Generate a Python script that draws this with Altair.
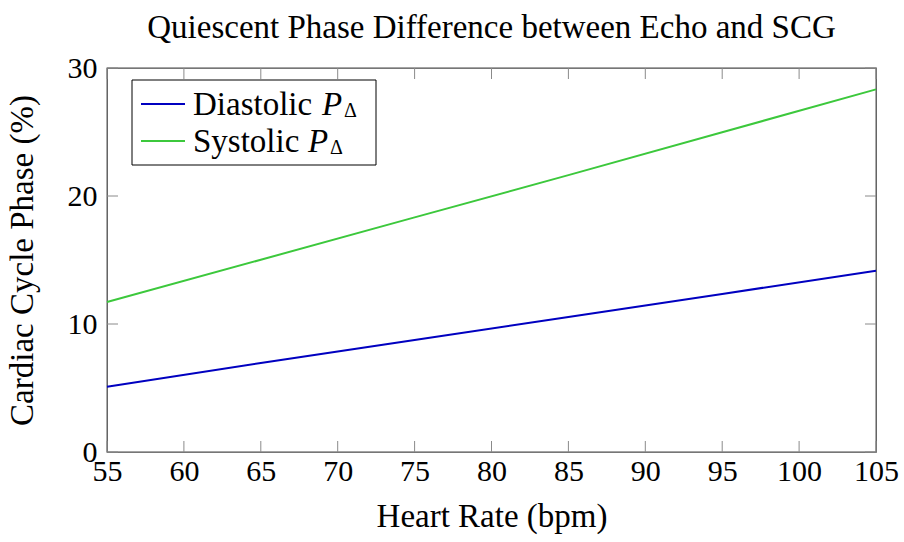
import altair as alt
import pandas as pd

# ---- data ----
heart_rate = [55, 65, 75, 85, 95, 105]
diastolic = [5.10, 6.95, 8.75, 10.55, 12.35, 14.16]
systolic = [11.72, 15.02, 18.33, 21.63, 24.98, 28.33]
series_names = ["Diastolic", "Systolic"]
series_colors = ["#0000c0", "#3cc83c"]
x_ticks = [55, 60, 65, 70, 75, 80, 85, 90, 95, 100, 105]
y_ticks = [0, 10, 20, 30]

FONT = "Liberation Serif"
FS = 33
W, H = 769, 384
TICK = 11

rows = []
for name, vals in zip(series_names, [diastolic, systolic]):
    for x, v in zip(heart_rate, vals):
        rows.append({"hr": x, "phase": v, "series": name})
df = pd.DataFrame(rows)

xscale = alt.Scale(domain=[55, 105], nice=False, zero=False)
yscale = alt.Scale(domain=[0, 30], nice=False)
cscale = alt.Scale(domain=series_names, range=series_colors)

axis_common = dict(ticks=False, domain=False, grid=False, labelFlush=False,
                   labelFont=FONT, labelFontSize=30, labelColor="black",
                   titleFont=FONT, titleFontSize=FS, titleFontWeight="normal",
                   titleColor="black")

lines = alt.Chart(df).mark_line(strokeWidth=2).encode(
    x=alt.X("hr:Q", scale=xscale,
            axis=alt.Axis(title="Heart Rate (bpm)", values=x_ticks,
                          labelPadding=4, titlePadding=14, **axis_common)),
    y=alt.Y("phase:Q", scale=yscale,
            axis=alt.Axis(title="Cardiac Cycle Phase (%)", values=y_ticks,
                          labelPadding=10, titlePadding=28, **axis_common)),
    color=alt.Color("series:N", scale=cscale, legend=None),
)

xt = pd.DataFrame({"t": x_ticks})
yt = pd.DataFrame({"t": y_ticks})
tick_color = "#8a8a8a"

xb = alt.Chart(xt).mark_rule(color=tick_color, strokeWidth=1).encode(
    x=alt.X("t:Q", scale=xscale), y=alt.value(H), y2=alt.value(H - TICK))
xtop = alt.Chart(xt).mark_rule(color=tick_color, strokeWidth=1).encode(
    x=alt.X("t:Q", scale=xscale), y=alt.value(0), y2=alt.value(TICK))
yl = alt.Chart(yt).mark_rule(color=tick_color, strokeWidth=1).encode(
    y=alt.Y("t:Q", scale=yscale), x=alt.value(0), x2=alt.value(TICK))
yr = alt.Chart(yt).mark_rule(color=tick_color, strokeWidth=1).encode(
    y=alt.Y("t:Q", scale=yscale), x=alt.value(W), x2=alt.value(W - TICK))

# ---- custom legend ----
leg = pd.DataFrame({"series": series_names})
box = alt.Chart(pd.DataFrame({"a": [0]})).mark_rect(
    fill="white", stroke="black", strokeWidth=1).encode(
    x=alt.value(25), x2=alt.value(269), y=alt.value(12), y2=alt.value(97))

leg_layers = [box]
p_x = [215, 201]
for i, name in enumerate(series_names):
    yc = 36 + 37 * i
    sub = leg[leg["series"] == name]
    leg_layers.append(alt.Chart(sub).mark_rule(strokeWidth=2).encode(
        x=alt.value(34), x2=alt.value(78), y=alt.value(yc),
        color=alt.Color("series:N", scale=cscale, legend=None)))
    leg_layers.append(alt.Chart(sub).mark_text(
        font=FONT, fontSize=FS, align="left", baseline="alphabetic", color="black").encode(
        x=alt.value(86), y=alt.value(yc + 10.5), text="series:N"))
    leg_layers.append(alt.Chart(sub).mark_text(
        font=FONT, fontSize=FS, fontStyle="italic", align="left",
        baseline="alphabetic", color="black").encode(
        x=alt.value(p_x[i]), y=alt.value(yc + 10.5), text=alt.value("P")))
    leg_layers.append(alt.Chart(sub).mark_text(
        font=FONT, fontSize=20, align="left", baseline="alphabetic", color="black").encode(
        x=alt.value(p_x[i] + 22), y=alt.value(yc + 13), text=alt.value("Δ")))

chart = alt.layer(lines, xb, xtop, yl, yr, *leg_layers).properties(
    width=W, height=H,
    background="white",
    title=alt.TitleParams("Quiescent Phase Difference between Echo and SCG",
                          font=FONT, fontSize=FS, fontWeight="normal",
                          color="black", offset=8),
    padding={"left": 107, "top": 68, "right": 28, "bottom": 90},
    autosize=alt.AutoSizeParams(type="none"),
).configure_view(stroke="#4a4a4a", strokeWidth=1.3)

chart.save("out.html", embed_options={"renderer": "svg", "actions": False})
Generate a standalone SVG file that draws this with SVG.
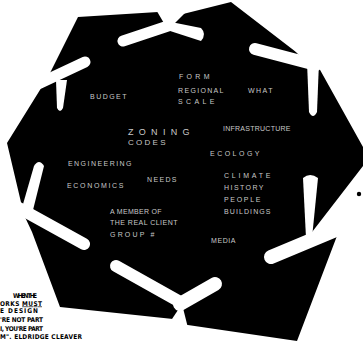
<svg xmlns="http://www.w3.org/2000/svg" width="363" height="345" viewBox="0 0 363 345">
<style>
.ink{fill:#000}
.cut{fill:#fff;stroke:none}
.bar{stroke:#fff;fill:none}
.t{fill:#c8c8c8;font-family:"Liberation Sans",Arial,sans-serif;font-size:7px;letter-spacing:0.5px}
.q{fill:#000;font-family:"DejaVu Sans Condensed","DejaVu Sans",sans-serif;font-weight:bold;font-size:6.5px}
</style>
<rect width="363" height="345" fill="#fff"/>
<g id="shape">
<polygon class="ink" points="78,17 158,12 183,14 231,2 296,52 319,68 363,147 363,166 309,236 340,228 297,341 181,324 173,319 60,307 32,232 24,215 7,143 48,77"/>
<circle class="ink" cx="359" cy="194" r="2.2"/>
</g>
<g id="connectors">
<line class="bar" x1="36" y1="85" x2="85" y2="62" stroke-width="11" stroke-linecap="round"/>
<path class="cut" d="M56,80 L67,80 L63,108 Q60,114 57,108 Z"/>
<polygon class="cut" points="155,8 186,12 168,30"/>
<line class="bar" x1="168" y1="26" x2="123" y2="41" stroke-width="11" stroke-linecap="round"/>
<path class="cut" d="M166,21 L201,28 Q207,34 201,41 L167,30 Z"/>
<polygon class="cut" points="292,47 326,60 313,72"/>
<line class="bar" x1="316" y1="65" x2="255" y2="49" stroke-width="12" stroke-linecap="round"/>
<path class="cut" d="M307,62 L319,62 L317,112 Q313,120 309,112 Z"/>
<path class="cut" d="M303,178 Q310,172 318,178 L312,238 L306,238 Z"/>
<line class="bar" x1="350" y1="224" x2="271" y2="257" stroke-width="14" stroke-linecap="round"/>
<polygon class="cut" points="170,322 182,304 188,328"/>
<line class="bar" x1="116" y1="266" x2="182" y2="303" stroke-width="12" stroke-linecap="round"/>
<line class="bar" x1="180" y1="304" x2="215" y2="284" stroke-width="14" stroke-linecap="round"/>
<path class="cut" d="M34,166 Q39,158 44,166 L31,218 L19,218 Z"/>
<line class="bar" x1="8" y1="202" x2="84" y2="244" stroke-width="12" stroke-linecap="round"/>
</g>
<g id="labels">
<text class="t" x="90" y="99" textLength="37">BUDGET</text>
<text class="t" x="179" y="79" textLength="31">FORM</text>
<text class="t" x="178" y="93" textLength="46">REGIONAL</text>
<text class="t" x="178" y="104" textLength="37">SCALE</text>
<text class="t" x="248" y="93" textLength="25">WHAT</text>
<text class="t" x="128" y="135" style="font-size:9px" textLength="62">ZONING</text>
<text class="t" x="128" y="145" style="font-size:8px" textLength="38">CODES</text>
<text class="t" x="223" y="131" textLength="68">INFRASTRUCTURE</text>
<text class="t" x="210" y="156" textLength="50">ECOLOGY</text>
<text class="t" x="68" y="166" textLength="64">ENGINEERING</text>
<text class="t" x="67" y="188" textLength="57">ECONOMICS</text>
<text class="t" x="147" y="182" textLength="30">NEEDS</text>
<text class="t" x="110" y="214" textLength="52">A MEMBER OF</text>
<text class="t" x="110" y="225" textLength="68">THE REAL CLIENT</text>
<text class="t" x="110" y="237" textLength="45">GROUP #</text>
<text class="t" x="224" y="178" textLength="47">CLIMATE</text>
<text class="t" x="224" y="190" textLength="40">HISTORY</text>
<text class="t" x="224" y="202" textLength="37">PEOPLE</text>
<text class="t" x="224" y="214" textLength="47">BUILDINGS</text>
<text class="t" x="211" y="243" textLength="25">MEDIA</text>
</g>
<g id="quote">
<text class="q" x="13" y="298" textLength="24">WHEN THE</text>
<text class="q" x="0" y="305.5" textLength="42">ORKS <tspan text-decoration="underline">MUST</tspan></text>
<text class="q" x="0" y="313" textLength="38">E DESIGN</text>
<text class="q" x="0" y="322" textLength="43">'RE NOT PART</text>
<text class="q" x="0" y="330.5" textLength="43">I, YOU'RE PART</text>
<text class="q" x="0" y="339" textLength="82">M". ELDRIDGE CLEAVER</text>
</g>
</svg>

===

WORK TO BE COMPLETED
In the records, locate each line holding the string "this" and copy it.

RESULT OF THE TASK
Generate a Python script that draws this with Altair.
Generate a standalone SVG file that draws this with SVG.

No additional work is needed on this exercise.